It's the Policies, Stupid
Economic uncertainty hurts.
12:00 AM, Sep 25, 2010 • By IRWIN M. STELZER
The Fed is not the only player with a policy that matters. The Obama administration is engaged in a combination of re-think and persistence. The former is reflected in the upcoming departure of Larry Summers, the director of the National Economic Council. Summers, variously praised for policies that prevented the Great Recession from becoming another Great Depression, or derided as unable to face down the president’s inner circle of politicians when important decisions were being made, is to return to Harvard, some say as always planned, others not so sure that he is voluntarily parting with his White House pass. No matter: he will be gone. That clears the way for Obama to appoint a businessperson to the post, which his advisers are urging him to do. Some of the president’s staff—Summers was one such—believe that words matter, that the president’s strident anti-business rhetoric is deterring businessmen from investing. They feel the business community would find the appointment of one of their own reassuring, and perhaps unlock the $2 trillion in cash held by major corporations. Whether such a symbolic move would cause businessmen to forget the abuse that the president has heaped upon them can’t be predicted.

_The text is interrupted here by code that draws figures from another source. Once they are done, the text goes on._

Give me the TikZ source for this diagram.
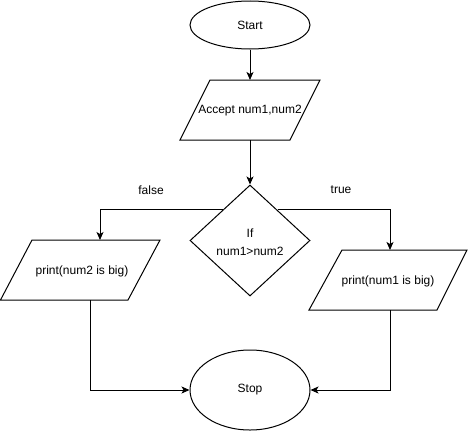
\documentclass[tikz,border=0pt]{standalone}
\usepackage{fontspec}
\setmainfont{Liberation Sans}
\usetikzlibrary{shapes.geometric,arrows.meta,calc}
\begin{document}
\begin{tikzpicture}[x=1pt,y=-1pt,
  line width=1pt,
  every node/.style={font=\fontsize{12}{15}\selectfont},
  flow/.style={-{Stealth[length=8pt,width=7pt,inset=2pt]}},
  terminal/.style={draw,ellipse,inner sep=0pt,minimum width=120pt},
  decision/.style={draw,diamond,inner sep=0pt,minimum width=120pt,minimum height=111pt},
  iobox/.style={draw}
]
\useasboundingbox (0,0) rectangle (470,431);

% terminals
\node[terminal,minimum height=48pt] (start) at (250,25) {Start};
\node[terminal,minimum height=80pt] (stop) at (250,390) {Stop};

% input parallelogram
\coordinate (accTop) at (250,80);
\coordinate (accBot) at (250,140);
\draw (210,80) -- (320,80) -- (290,140) -- (180,140) -- cycle;
\node (accept) at (250,111) {Accept num1,num2};

% decision
\node[decision] (dec) at (250,240.5) {};
\node[align=center,font=\fontsize{12}{18}\selectfont] (cond) at (250,242) {If\\num1>num2};

% output parallelograms
\coordinate (leftTop) at (100,240);
\coordinate (leftBot) at (90,300);
\draw (32,240) -- (160,240) -- (128,300) -- (0.5,300) -- cycle;
\node (printTwo) at (82,271) {print(num2 is big)};

\coordinate (rightTop) at (390,250);
\coordinate (rightBot) at (390,310);
\draw (342,250) -- (467,250) -- (437,310) -- (309,310) -- cycle;
\node (printOne) at (388,281) {print(num1 is big)};

% connectors
\draw[flow] (start.south) -- (accTop);
\draw[flow] (accBot) -- (dec.north);
\draw[flow] ($(dec.north)!0.4545!(dec.west)$) -| (leftTop);
\draw[flow] ($(dec.north)!0.4545!(dec.east)$) -| (rightTop);
\draw[flow] (leftBot) |- (stop.west);
\draw[flow] (rightBot) |- (stop.east);

% branch labels
\node (lblFalse) at (151,190) {false};
\node (lblTrue) at (341,190) {true};
\end{tikzpicture}
\end{document}
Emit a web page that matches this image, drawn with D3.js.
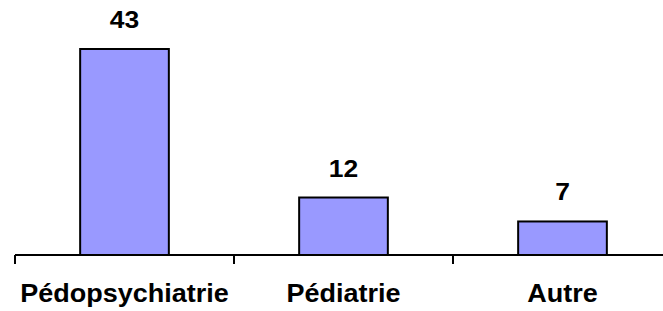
<!DOCTYPE html>
<meta charset="utf-8">
<script src="https://d3js.org/d3.v7.min.js"></script>
<style>
  body { margin: 0; background: #fff; }
  text { font-family: "Liberation Sans", Arial, sans-serif; font-weight: bold; fill: #000; }
</style>
<body>
<svg width="663" height="311"></svg>
<script>
var categories = ["Pédopsychiatrie", "Pédiatrie", "Autre"];
var values = [43, 12, 7];

var svg = d3.select("svg"),
    x0 = 15, bandW = 219,
    axisY = 255;

var x = d3.scaleBand()
    .domain(categories)
    .range([x0, x0 + bandW * categories.length])
    .paddingInner(0.595)
    .paddingOuter(0.2975);

var y = d3.scaleLinear()
    .domain([0, 43])
    .range([axisY, 49]);

var data = categories.map(function(c, i) { return {cat: c, value: values[i]}; });

svg.selectAll("rect.bar")
    .data(data)
    .enter().append("rect")
    .attr("class", "bar")
    .attr("x", function(d) { return x(d.cat); })
    .attr("y", function(d) { return y(d.value); })
    .attr("width", x.bandwidth())
    .attr("height", function(d) { return axisY - y(d.value); })
    .attr("fill", "#9999ff")
    .attr("stroke", "#000")
    .attr("stroke-width", 2);

// the reference text is a bit wider than plain Arial, stretch it horizontally
svg.selectAll("text.val")
    .data(data)
    .enter().append("text")
    .attr("class", "val")
    .attr("transform", function(d) {
      return "translate(" + (x(d.cat) + x.bandwidth() / 2) + "," + (y(d.value) - 21) + ") scale(1.15,1)";
    })
    .attr("text-anchor", "middle")
    .style("font-size", "23px")
    .text(function(d) { return d.value; });

// axis line with ticks at band boundaries
var g = svg.append("g");
g.append("line")
    .attr("x1", x0).attr("x2", 663)
    .attr("y1", axisY).attr("y2", axisY)
    .attr("stroke", "#000").attr("stroke-width", 2);

var edges = d3.range(categories.length + 1).map(function(i) { return x0 + i * bandW; });
g.selectAll("line.tick")
    .data(edges)
    .enter().append("line")
    .attr("class", "tick")
    .attr("x1", function(d) { return d; }).attr("x2", function(d) { return d; })
    .attr("y1", axisY).attr("y2", axisY + 9)
    .attr("stroke", "#000").attr("stroke-width", 2);

g.selectAll("text.cat")
    .data(categories)
    .enter().append("text")
    .attr("class", "cat")
    .attr("transform", function(d) {
      return "translate(" + (x(d) + x.bandwidth() / 2) + ",302) scale(1.08,1)";
    })
    .attr("text-anchor", "middle")
    .style("font-size", "25px")
    .text(function(d) { return d; });
</script>
</body>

Neither can we know whether the president’s persistence will pay off for him. He wants some tax breaks for small businesses, $50 billion more to spend on infrastructure to “create jobs for American workers,” and exclusion of the rich (the 2 percent of families earning more than $250,000 per year) from a renewal of the Bush tax cuts. In the best case, that exclusion would produce enough revenue to cover only nine days worth of the deficit, according to The Economist.
Some of Obama’s Democratic colleagues and all of the Republicans in Congress say they won’t go along with excluding high earners from the tax-cut renewal lest it discourage spending and investment by the small businesses that would have to cough up under the Obama plan. Republicans are demanding spending cuts, now, while Fed chairman Ben Bernanke favors a combination of some new spending now, combined with promises of deficit reduction when the recovery is more robust. If all of these conflicting proposals produce a deadlock in Congress, allowing all the tax cuts to expire, Bernanke will have to push the start button and keep the presses running overtime to avoid the dreaded double dip. Right now, it looks as if Congress would prefer to have the whole problem go away, and deal with it after the November elections.